Stefania Parisi
L’intervento del Presidente del Consiglio Giorgia Meloni nel palazzo di Montecitorio in occasione della “Festa della donna” ha rappresentato un tassello importante nel rapporto tra donne e politica, tra donne e società, e tra donne e potere. Voglio citare questo intervento, peraltro importante e degno di nota perché espresso dalla prima Presidente del Consiglio donna del nostro paese; e perché proprio l’Italia, per una concomitanza di elementi – non tutti casuali, per la verità – ha fatto un indubbio salto di qualità attorno ad un tema che continua ad essere fortemente dibattuto ma che, al contempo, conserva ancora troppe zone d’ombra.

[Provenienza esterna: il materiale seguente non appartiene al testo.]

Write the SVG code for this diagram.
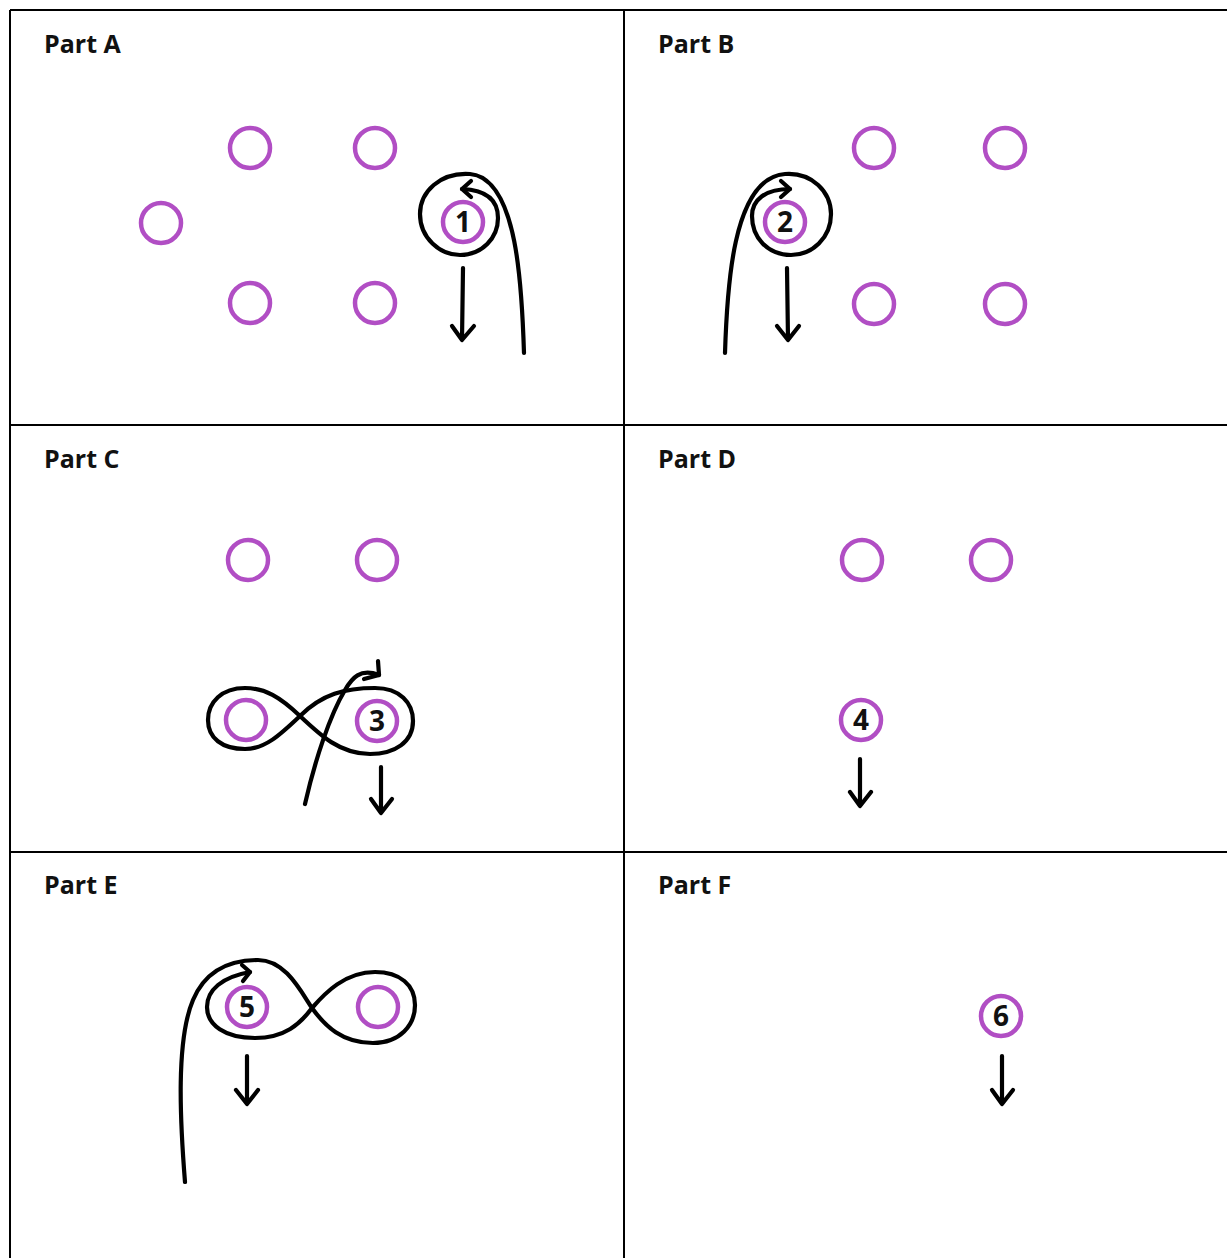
<svg xmlns="http://www.w3.org/2000/svg" width="1227" height="1258" viewBox="0 0 1227 1258">
<style>
.grid{stroke:#000;stroke-width:2;fill:none}
.lbl{font-family:"Open Sans","Liberation Sans",sans-serif;font-weight:bold;font-size:25px;fill:#111}
.c{fill:none;stroke:#B14EC4;stroke-width:4.5}
.num{font-family:"Open Sans","Liberation Sans",sans-serif;font-weight:bold;font-size:28px;fill:#111;text-anchor:middle}
.ln{fill:none;stroke:#000;stroke-width:4.2;stroke-linecap:round;stroke-linejoin:round}
</style>
<rect width="1227" height="1258" fill="#fff"/>
<g id="grid">
<path class="grid" d="M10,10 H1227 M10,10 V1258 M624,10 V1258 M10,425 H1227 M10,852 H1227"/>
</g>
<g id="partA">
<text class="lbl" x="44" y="53">Part A</text>
<circle class="c" cx="250" cy="148" r="20"/>
<circle class="c" cx="375" cy="148" r="20"/>
<circle class="c" cx="161" cy="223" r="20"/>
<circle class="c" cx="250" cy="303" r="20"/>
<circle class="c" cx="375" cy="303" r="20"/>
<circle class="c" cx="463" cy="222" r="20"/>
<text class="num" x="463" y="232">1</text>
</g>
<g id="partB">
<text class="lbl" x="658" y="53">Part B</text>
<circle class="c" cx="874" cy="148" r="20"/>
<circle class="c" cx="1005" cy="148" r="20"/>
<circle class="c" cx="874" cy="304" r="20"/>
<circle class="c" cx="1005" cy="304" r="20"/>
<circle class="c" cx="785" cy="222" r="20"/>
<text class="num" x="785" y="232">2</text>
</g>
<g id="partC">
<text class="lbl" x="44" y="468">Part C</text>
<circle class="c" cx="248" cy="560" r="20"/>
<circle class="c" cx="377" cy="560" r="20"/>
<circle class="c" cx="246" cy="720" r="20"/>
<circle class="c" cx="377" cy="721" r="20"/>
<text class="num" x="377" y="731">3</text>
</g>
<g id="partD">
<text class="lbl" x="658" y="468">Part D</text>
<circle class="c" cx="862" cy="560" r="20"/>
<circle class="c" cx="991" cy="560" r="20"/>
<circle class="c" cx="861" cy="720" r="20"/>
<text class="num" x="861" y="730">4</text>
</g>
<g id="partE">
<text class="lbl" x="44" y="894">Part E</text>
<circle class="c" cx="247" cy="1007" r="20"/>
<text class="num" x="247" y="1017">5</text>
<circle class="c" cx="378" cy="1007" r="20"/>
</g>
<g id="partF">
<text class="lbl" x="658" y="894">Part F</text>
<circle class="c" cx="1001" cy="1016" r="20"/>
<text class="num" x="1001" y="1026">6</text>
</g>
<g id="connectors">
<path class="ln" d="M524,353 C522,290 518,178 470,174 C440,172 420,192 420,214 C420,238 440,255 460,255 C482,255 498,238 498,218 C498,200 486,190 462,189"/>
<path class="ln" d="M471,181 L462,189 L471,197"/>
<path class="ln" d="M463,268 L462,340 M452,326 L462,340 L474,326"/>
<path class="ln" d="M725,353 C727,290 732,178 785,174 C812,172 831,192 831,214 C831,238 812,255 791,255 C768,255 752,238 752,216 C752,200 765,189 790,189"/>
<path class="ln" d="M781,181 L790,189 L781,197"/>
<path class="ln" d="M787,268 L788,340 M777,326 L788,340 L799,326"/>
<path class="ln" d="M300,716 C322,694 345,688 375,688 C400,688 413,703 413,721 C413,742 395,754 370,754 C340,754 320,735 300,716 C280,697 265,688 245,688 C222,688 208,702 208,720 C208,738 222,749 245,749 C265,749 280,735 300,716 Z"/>
<path class="ln" d="M305,804 C315,760 330,715 345,690 C352,678 360,668 379,675"/>
<path class="ln" d="M378,661 L379,675 L364,679"/>
<path class="ln" d="M381,767 L381,813 M371,799 L381,813 L392,799"/>
<path class="ln" d="M860,759 L860,806 M850,792 L860,806 L871,792"/>
<path class="ln" d="M185,1182 C180,1120 176,1040 193,1000 C204,974 225,960 258,960 C285,960 300,990 312,1008 C325,1026 342,1043 373,1043 C400,1043 415,1025 415,1005 C415,985 400,972 375,972 C345,972 325,993 312,1008 C300,1024 285,1038 255,1038 C225,1038 207,1025 207,1007 C207,990 222,977 250,972"/>
<path class="ln" d="M242,965 L250,972 L243,981"/>
<path class="ln" d="M247,1056 L247,1104 M236,1090 L247,1104 L258,1090"/>
<path class="ln" d="M1002,1056 L1002,1104 M992,1090 L1002,1104 L1013,1090"/>
</g>
</svg>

Perché il nocciolo del problema, alla fine, non è soltanto riconducibile al ruolo pubblico che alcune donne riescono a raggiungere grazie alle loro qualità e alla loro determinazione. La sfida, semmai, è quella di prendere atto che non ci sarà più alcun dibattito pubblico e alcuna curiosità se una donna ricopre ruoli importanti nella società. In politica come nell’economia, nelle istituzioni come nel sindacato, nell’università come nelle aziende. Insomma, sin quando discuteremo animatamente sul fatto che una donna ha raggiunto ruoli importanti in uno dei settori cruciali della nostra società non potremmo dire di aver risolto definitivamente il problema. Che è semplicemente quello di riconoscere che c’è una perfetta normalità – se non addirittura una “non notizia” – se una donna o un uomo assumono ruoli apicali nei più disparati settori della società.

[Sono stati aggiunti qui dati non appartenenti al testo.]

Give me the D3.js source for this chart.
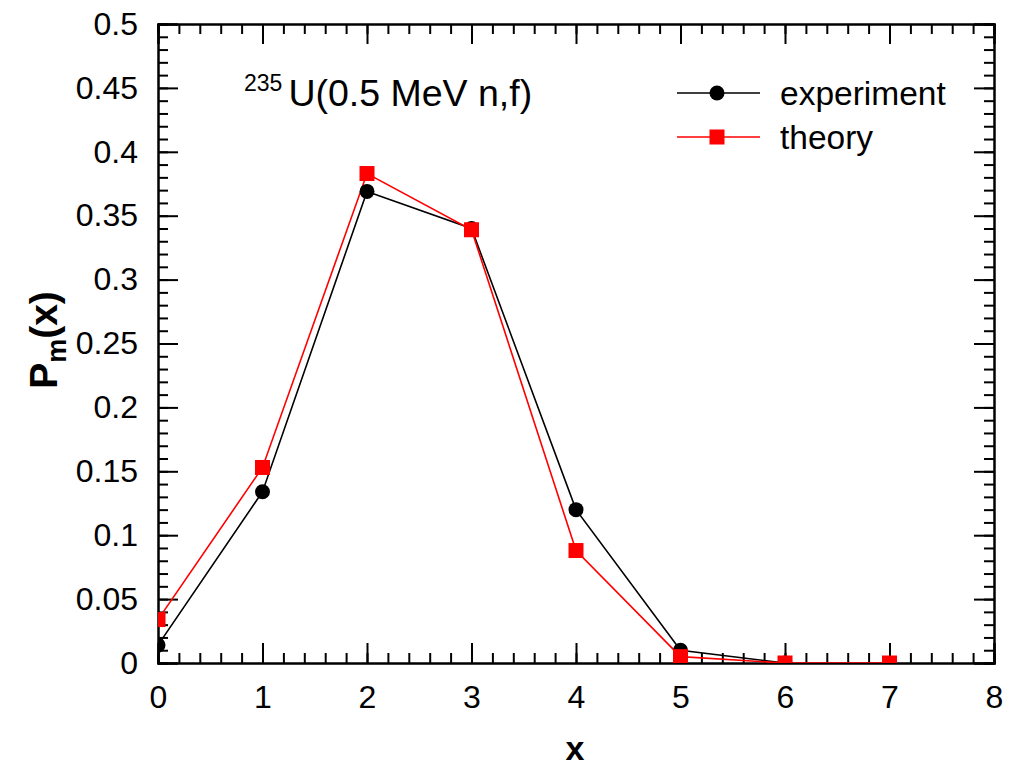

Dopodichè, come ovvio, continuano ad esistere problemi, gravi e complessi, che coinvolgono l’universo femminile in Italia e, soprattutto, a livello planetario. Tutti conosciamo la drammatica realtà che investe brutalmente la vita normale delle donne in molti Stati. Violenze disumane, diritti negati, ruoli cancellati, carriere stroncate sul nascere, istruzione conculcata, condizioni di vita drammatiche e via discorrendo. Forse sarebbe opportuno, al riguardo, garantire e lavorare quotidianamente per una maggior sensibilizzazione politica, culturale e sociale. Perché sono proprio quelle condizioni irrisolte e drammatiche a livello mondiale che continuano a porre la “questione della vita delle donne” come un tema che resta al centro dell’agenda politica. E non solo politica.
Per questi motivi, locali e mondiali allo stesso tempo, ritengo che l’8 marzo non debba essere altro che una giornata di riflessione, di approfondimento, di confronto e di grande consapevolezza. Una consapevolezza, però, che sia funzionale all’azione e che sia in grado, al contempo, di modificare lo status quo della condizione attuale. Per questo è indispensabile prendere atto delle coordinate culturali che regolano anche la nostra società e continuare a lavorare affinchè il contesto complessivo migliori. Il tutto,come sempre, con le armi della cultura, dell’esempio e della politica intesa come nuova visione della società.